Collected data:
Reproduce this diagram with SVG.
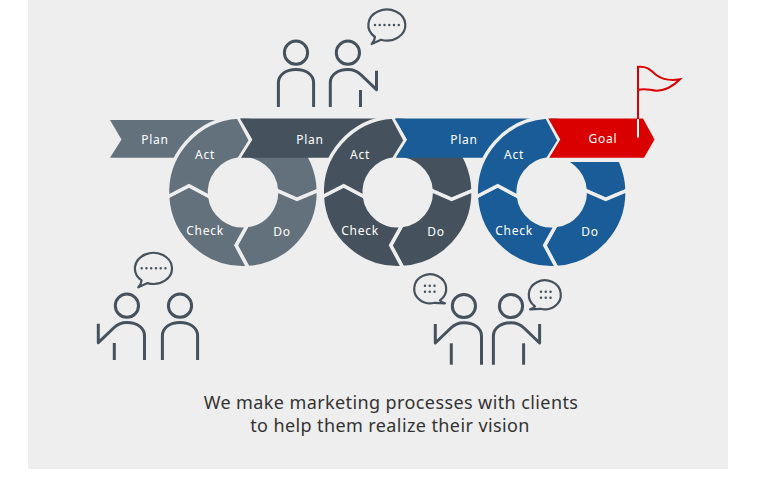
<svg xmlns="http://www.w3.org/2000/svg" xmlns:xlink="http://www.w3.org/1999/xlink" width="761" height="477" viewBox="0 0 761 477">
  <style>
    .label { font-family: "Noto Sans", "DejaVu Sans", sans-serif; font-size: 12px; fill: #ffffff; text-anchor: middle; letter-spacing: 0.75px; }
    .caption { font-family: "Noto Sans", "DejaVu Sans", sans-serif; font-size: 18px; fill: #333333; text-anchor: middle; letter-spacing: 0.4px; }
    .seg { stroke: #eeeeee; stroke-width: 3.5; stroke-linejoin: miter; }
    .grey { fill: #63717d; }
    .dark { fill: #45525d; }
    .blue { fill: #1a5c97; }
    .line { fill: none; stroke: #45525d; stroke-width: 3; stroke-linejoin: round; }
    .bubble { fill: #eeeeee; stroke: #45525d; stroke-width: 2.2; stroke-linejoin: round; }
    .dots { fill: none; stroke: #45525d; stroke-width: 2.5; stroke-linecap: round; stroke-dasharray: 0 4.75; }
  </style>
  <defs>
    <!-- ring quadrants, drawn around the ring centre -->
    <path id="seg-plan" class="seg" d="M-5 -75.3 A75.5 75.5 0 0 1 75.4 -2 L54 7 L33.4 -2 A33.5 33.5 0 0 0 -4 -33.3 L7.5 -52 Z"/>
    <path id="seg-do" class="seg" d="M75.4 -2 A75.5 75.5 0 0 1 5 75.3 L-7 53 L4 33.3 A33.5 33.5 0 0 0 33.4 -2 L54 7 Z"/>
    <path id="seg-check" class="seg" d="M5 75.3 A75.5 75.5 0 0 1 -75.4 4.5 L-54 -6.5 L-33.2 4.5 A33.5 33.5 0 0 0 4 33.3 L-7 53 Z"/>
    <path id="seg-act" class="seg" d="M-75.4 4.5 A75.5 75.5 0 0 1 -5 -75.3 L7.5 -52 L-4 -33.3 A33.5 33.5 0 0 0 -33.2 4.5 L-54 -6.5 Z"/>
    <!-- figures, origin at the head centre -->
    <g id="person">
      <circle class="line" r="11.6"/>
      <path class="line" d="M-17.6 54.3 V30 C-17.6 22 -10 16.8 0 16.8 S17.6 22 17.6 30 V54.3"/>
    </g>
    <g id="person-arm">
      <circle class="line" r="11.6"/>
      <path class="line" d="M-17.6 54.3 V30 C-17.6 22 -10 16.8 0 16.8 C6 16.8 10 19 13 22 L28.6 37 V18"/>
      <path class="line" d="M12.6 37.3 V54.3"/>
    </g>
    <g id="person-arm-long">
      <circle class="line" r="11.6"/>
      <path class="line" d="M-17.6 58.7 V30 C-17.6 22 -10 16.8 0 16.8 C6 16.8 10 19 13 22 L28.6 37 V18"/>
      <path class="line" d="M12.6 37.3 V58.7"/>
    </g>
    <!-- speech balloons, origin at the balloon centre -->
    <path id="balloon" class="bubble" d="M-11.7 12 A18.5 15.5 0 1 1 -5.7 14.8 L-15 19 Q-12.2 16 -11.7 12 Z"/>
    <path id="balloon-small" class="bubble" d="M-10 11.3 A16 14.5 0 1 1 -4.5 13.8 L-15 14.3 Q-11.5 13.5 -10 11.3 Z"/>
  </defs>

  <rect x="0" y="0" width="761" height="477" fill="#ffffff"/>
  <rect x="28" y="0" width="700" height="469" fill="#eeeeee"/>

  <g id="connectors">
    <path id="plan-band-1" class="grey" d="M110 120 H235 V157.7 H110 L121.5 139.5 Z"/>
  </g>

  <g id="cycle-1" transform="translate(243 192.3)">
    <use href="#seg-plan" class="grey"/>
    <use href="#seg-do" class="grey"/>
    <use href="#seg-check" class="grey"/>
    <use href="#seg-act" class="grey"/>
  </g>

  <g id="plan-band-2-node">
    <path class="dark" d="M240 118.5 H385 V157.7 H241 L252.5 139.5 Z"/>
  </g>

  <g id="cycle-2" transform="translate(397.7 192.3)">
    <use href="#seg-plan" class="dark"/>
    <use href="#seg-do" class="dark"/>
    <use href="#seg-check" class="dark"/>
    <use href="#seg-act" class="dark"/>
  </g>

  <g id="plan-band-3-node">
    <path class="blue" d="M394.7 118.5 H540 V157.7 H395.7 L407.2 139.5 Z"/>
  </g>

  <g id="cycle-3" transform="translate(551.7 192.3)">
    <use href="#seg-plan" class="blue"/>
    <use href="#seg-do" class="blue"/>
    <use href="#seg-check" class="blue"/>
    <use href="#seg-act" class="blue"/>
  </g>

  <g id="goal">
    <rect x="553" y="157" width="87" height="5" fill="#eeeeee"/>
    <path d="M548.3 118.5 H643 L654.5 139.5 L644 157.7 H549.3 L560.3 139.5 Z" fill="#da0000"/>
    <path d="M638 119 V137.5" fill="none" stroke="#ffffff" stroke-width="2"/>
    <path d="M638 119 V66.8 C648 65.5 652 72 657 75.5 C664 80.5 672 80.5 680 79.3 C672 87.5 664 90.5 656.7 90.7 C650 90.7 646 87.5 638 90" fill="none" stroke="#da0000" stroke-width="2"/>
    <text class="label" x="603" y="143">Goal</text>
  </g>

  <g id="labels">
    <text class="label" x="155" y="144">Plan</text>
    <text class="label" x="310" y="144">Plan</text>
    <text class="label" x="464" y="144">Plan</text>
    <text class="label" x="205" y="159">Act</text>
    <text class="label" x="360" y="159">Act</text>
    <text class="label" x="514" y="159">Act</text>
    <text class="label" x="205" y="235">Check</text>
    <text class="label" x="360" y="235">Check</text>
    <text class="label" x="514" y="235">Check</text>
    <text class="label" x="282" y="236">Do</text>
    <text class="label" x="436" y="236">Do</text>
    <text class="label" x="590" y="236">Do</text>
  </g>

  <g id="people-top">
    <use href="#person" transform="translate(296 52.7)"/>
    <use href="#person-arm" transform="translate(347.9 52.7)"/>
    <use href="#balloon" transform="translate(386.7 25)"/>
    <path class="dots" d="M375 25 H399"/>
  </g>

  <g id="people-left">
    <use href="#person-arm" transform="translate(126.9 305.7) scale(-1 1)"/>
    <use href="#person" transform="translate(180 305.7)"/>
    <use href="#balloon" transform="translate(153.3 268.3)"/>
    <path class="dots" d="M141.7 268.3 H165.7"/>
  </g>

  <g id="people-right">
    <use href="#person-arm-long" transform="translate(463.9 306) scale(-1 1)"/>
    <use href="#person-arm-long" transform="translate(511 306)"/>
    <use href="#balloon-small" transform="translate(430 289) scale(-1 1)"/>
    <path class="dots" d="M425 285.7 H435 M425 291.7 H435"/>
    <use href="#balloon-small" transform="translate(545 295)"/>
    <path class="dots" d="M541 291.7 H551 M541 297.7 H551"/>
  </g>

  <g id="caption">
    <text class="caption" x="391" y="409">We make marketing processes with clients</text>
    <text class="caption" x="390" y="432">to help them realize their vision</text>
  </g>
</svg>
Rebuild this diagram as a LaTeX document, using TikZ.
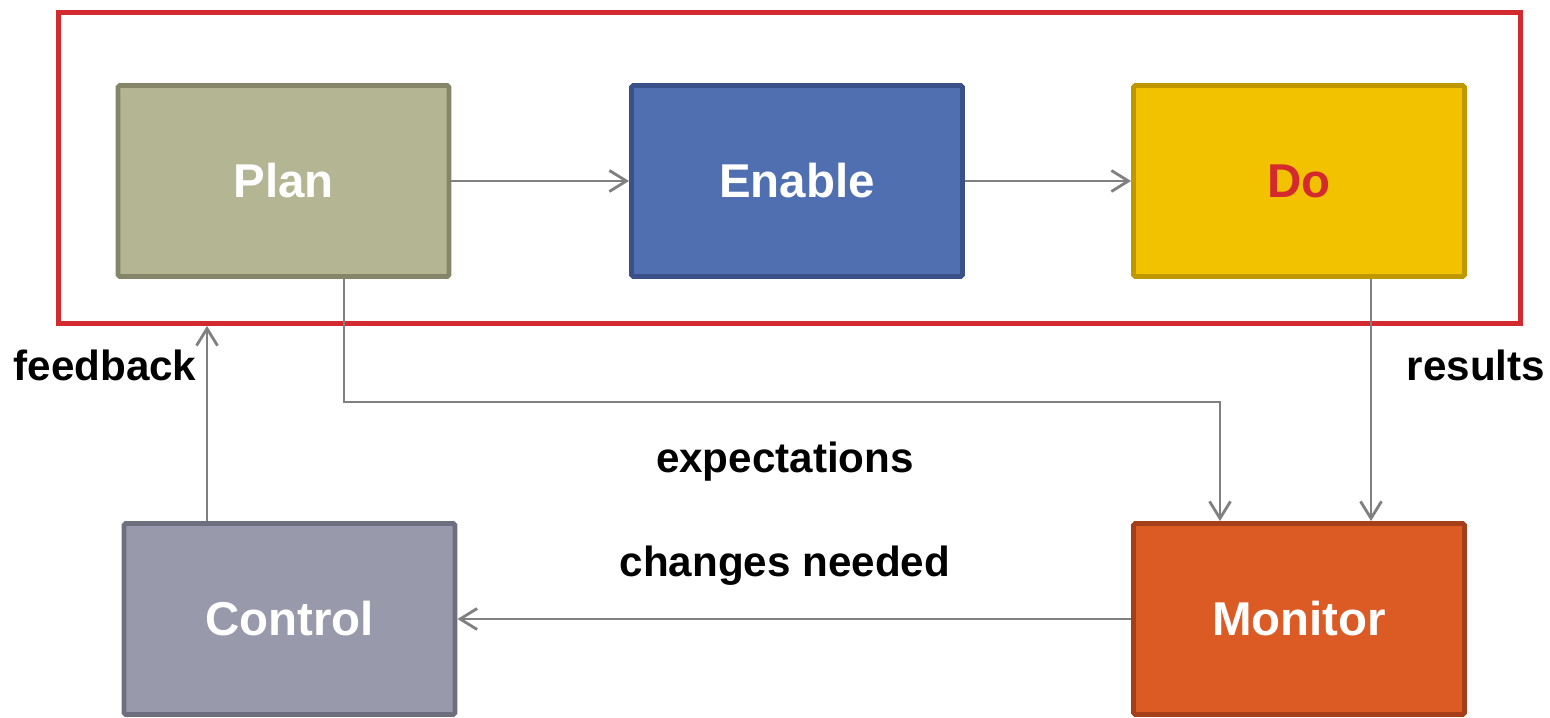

PROBLEM REQUIREMENTS: Return from the data every line that holds "diagram".

WRITTEN SOLUTION:
Reproduce this diagram with SVG.
Rebuild this diagram as a LaTeX document, using TikZ.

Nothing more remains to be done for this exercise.